Dell surged after issuing annual sales guidance that far exceeded analyst estimates, driven by demand for AI server infrastructure. Ford Motor also jumped, with shares up about 21% in two days as investors favored companies tied to power-hungry data centers and related infrastructure. Autodesk fell after agreeing to buy MaintainX in an all-cash deal, adding an M&A overhang despite the strategic fit in maintenance software.

Analysis

The market is starting to re-rate the AI hardware stack from a pure semis trade into a broader infrastructure capex cycle, and that matters because it changes who captures margin. Dell’s upside is not just about one strong print; it signals that server demand is outpacing near-term supply elasticity, which tends to pull forward orders for memory, networking, power, and cooling. The second-order effect is that vendors with channel leverage and configuration control can keep pricing firmer longer than investors expect, even if headline AI spending eventually normalizes.

Ford’s move is a classic “option value on the grid” re-rating: investors are paying for exposure to electrification adjacency rather than core auto fundamentals. That enthusiasm can bleed into energy storage and electrical infrastructure names, but it also creates a crowded narrative trade because the underlying monetization is still months to years away. If the storage initiative remains capital-light and tied to third-party demand, the market may keep granting multiple expansion; if it becomes a drag on free cash flow, the move can unwind quickly.

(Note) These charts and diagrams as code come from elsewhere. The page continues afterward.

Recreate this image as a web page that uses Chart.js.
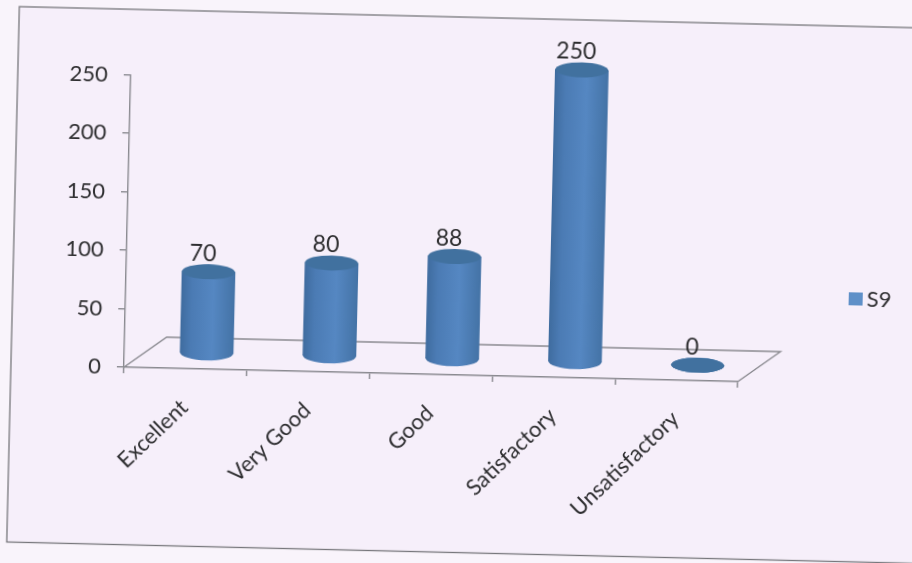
<!DOCTYPE html>
<html>
<head>
<meta charset="utf-8">
<script src="https://cdn.jsdelivr.net/npm/chart.js@4"></script>
<style>
  html, body { margin: 0; height: 100%; overflow: hidden; background: #f9f4fb; }
  /* the source is a slightly crooked scan, so the whole sheet is turned a bit */
  #sheet {
    position: absolute; left: 0; top: 0; width: 960px; height: 600px;
    transform-origin: 456px 281.5px; transform: rotate(1.35deg);
  }
</style>
</head>
<body>
<div id="sheet"><canvas id="chart" width="960" height="600"></canvas></div>
<script>
const categories = ['Excellent', 'Very Good', 'Good', 'Satisfactory', 'Unsatisfactory'];
const seriesName = 'S9';
const seriesValues = [70, 80, 88, 250, 0];
const yTicks = [0, 50, 100, 150, 200, 250];

const FONT = 'Lato, sans-serif';
const TEXT = '#2e2e30';
const AXIS = '#8a8a90';
const CYL_W = 53;
const CAP_H = 15;
const DEPTH_X = 42, DEPTH_Y = -31;      // floor depth of the fake 3D
const OFF_X = 21, OFF_Y = -15.5;        // cylinders stand in the middle of the floor

function bodyGradient(ctx, x) {
    const g = ctx.createLinearGradient(x - CYL_W / 2, 0, x + CYL_W / 2, 0);
    g.addColorStop(0, '#3f6c9f');
    g.addColorStop(0.2, '#4b7bb4');
    g.addColorStop(0.6, '#5587c2');
    g.addColorStop(1, '#4473a6');
    return g;
}

function ellipse(ctx, x, y, fill) {
    ctx.fillStyle = fill;
    ctx.beginPath();
    ctx.ellipse(x, y, CYL_W / 2, CAP_H / 2, 0, 0, Math.PI * 2);
    ctx.fill();
}

const sheetPlugin = {
    id: 'sheet',
    beforeDraw(chart) {
        const ctx = chart.ctx;
        ctx.save();
        ctx.fillStyle = '#f6effa';
        ctx.fillRect(13, 17, 1000, 535.5);
        ctx.strokeStyle = '#77777c';
        ctx.lineWidth = 1.3;
        ctx.strokeRect(13, 17, 1000, 535.5);
        ctx.restore();
    },
    beforeDatasetsDraw(chart) {
        // floor of the 3D plot
        const { left, right, bottom } = chart.chartArea;
        const ctx = chart.ctx;
        ctx.save();
        ctx.strokeStyle = AXIS;
        ctx.lineWidth = 1.4;
        ctx.beginPath();
        ctx.moveTo(left, bottom);
        ctx.lineTo(left + DEPTH_X, bottom + DEPTH_Y);
        ctx.lineTo(right + DEPTH_X, bottom + DEPTH_Y);
        ctx.lineTo(right, bottom);
        ctx.stroke();
        ctx.restore();
    },
    beforeDatasetDraw(chart) {
        const ctx = chart.ctx;
        ctx.save();
        ctx.translate(OFF_X, OFF_Y);
        chart.getDatasetMeta(0).data.forEach(bar => {
            ellipse(ctx, bar.x, bar.base, bodyGradient(ctx, bar.x));
        });
    },
    afterDatasetDraw(chart) {
        const ctx = chart.ctx;
        chart.getDatasetMeta(0).data.forEach(bar => {
            ellipse(ctx, bar.x, bar.y, '#41719f');
        });
        ctx.restore();

        // value labels over the caps
        ctx.save();
        ctx.font = '23px ' + FONT;
        ctx.fillStyle = TEXT;
        ctx.textAlign = 'center';
        ctx.textBaseline = 'middle';
        chart.getDatasetMeta(0).data.forEach((bar, i) => {
            ctx.fillText(seriesValues[i], bar.x + OFF_X - 6, bar.y + OFF_Y - 18);
        });
        ctx.restore();
    },
    afterDraw(chart) {
        // legend
        const ctx = chart.ctx;
        ctx.save();
        ctx.fillStyle = '#5f90c8';
        ctx.fillRect(849, 283, 14, 13);
        ctx.font = '22px ' + FONT;
        ctx.fillStyle = TEXT;
        ctx.textBaseline = 'middle';
        ctx.fillText(chart.data.datasets[0].label, 867, 290);
        ctx.restore();
    }
};

new Chart(document.getElementById('chart'), {
    type: 'bar',
    data: {
        labels: categories,
        datasets: [{
            label: seriesName,
            data: seriesValues,
            barThickness: CYL_W,
            borderWidth: 0,
            clip: false,
            backgroundColor: c => {
                const x = c.type === 'data' ? c.chart.scales.x.getPixelForValue(c.dataIndex) : NaN;
                return isFinite(x) ? bodyGradient(c.chart.ctx, x) : '#5587c2';
            }
        }]
    },
    options: {
        responsive: false,
        animation: false,
        devicePixelRatio: 1,
        layout: { padding: { top: 82.5, right: 220, left: 0, bottom: 0 } },
        plugins: { legend: { display: false }, tooltip: { enabled: false } },
        scales: {
            x: {
                afterFit: s => { s.height = 225; },
                border: { color: AXIS, width: 1.4 },
                grid: { drawOnChartArea: false, color: AXIS, tickLength: 6, lineWidth: 1.4 },
                ticks: {
                    color: TEXT,
                    font: { family: FONT, size: 22 },
                    minRotation: 45,
                    maxRotation: 45,
                    padding: 20,
                    autoSkip: false
                }
            },
            y: {
                min: 0,
                max: 250,
                afterFit: s => { s.width = 126; },
                afterBuildTicks: s => { s.ticks = yTicks.map(v => ({ value: v })); },
                border: { color: AXIS, width: 1.4 },
                grid: { drawOnChartArea: false, color: AXIS, tickLength: 7, lineWidth: 1.4 },
                ticks: {
                    color: TEXT,
                    font: { family: FONT, size: 22 },
                    padding: 16
                }
            }
        }
    },
    plugins: [sheetPlugin]
});
</script>
</body>
</html>
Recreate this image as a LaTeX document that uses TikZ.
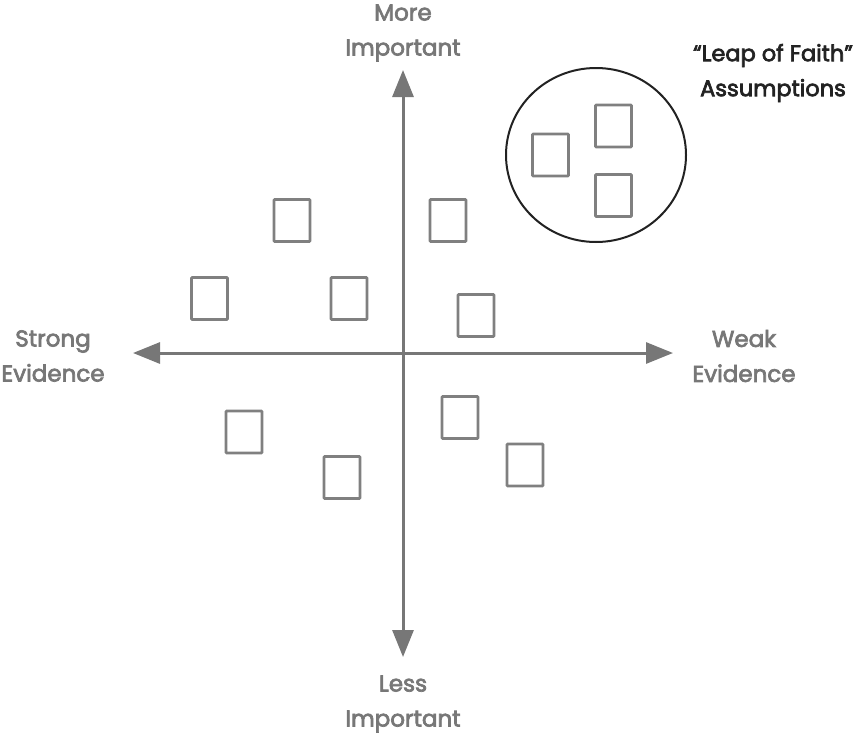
\documentclass[tikz,border=0pt]{standalone}
\usepackage{fontspec}
\setmainfont{Poppins}
\newfontfamily\lblfont{Poppins}[FakeBold=3]
\usetikzlibrary{arrows.meta}
\definecolor{axisgray}{HTML}{777777}
\definecolor{boxgray}{HTML}{808080}
\definecolor{darktext}{HTML}{222222}
\tikzset{
  axis/.style={draw=axisgray, line width=3pt, -{Triangle[length=27pt,width=21pt]}},
  card/.style={draw=boxgray, line width=2.6pt, minimum width=36pt, minimum height=42pt, inner sep=0pt, rounded corners=0.8pt},
  axlabel/.style={text=axisgray, font=\lblfont\fontsize{23}{35}\selectfont, align=center, inner sep=0pt},
  leaplabel/.style={text=darktext, font=\lblfont\fontsize{22.5}{35}\selectfont, align=center, inner sep=0pt},
  leapcircle/.style={draw=darktext, line width=2pt}
}
\begin{document}
\begin{tikzpicture}[x=1pt,y=-1pt]
\useasboundingbox (0,0) rectangle (867,739);
% axes
\coordinate (c) at (403,353);
\coordinate (top) at (403,70);
\coordinate (bot) at (403,657);
\coordinate (lft) at (133,353);
\coordinate (rgt) at (673,353);
\draw[axis] (c) -- (top);
\draw[axis] (c) -- (bot);
\draw[axis] (c) -- (lft);
\draw[axis] (c) -- (rgt);
% labels
\node[axlabel] (more) at (403,33) {More\\Important};
\node[axlabel] (less) at (403,704) {Less\\Important};
\node[axlabel] (strong) at (53,356) {Strong\\Evidence};
\node[axlabel] (weak) at (744,356) {Weak\\Evidence};
\node[leaplabel] (leap) at (773,73) {“Leap of Faith”\\Assumptions};
% circle
\draw[leapcircle] (596,155) ellipse [x radius=90, y radius=87];
% cards
\node[card] (r1) at (292,220.5) {};
\node[card] (r2) at (448,220.5) {};
\node[card] (r3) at (209.5,298.5) {};
\node[card] (r4) at (349,298.5) {};
\node[card] (r5) at (476,315.5) {};
\node[card] (r6) at (244,432) {};
\node[card] (r7) at (342,477.5) {};
\node[card] (r8) at (460,417.5) {};
\node[card] (r9) at (525,465) {};
\node[card] (l1) at (550.5,155) {};
\node[card] (l2) at (613.5,126) {};
\node[card] (l3) at (613.5,195.5) {};
\end{tikzpicture}
\end{document}
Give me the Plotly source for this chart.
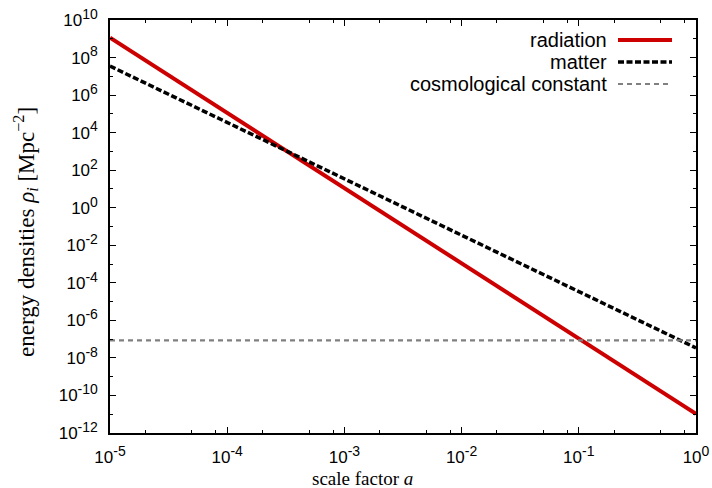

Autodesk’s deal activity is more interesting for what it implies about software verticalization than for the transaction itself. Buying maintenance/work-order workflow embeds Autodesk deeper into the industrial asset lifecycle, which can improve retention and raise switching costs, but integration risk is non-trivial because these workflows are operationally sticky and customer churn shows up slowly. The contrarian angle is that the market may be over-penalizing near-term dilution while underappreciating the strategic moat expansion; however, any evidence of higher-than-expected purchase price allocation or weak cross-sell would cap the upside.

The beneficiaries beyond the obvious names are the picks-and-shovels infrastructure suppliers: power, cooling, and server-adjacent hardware should continue to see follow-through as investors chase the broad AI utility theme. That said, this is a momentum-sensitive tape—if server order growth decelerates even modestly over the next 1-2 quarters, the multiple expansion in the entire basket could compress faster than earnings estimates move.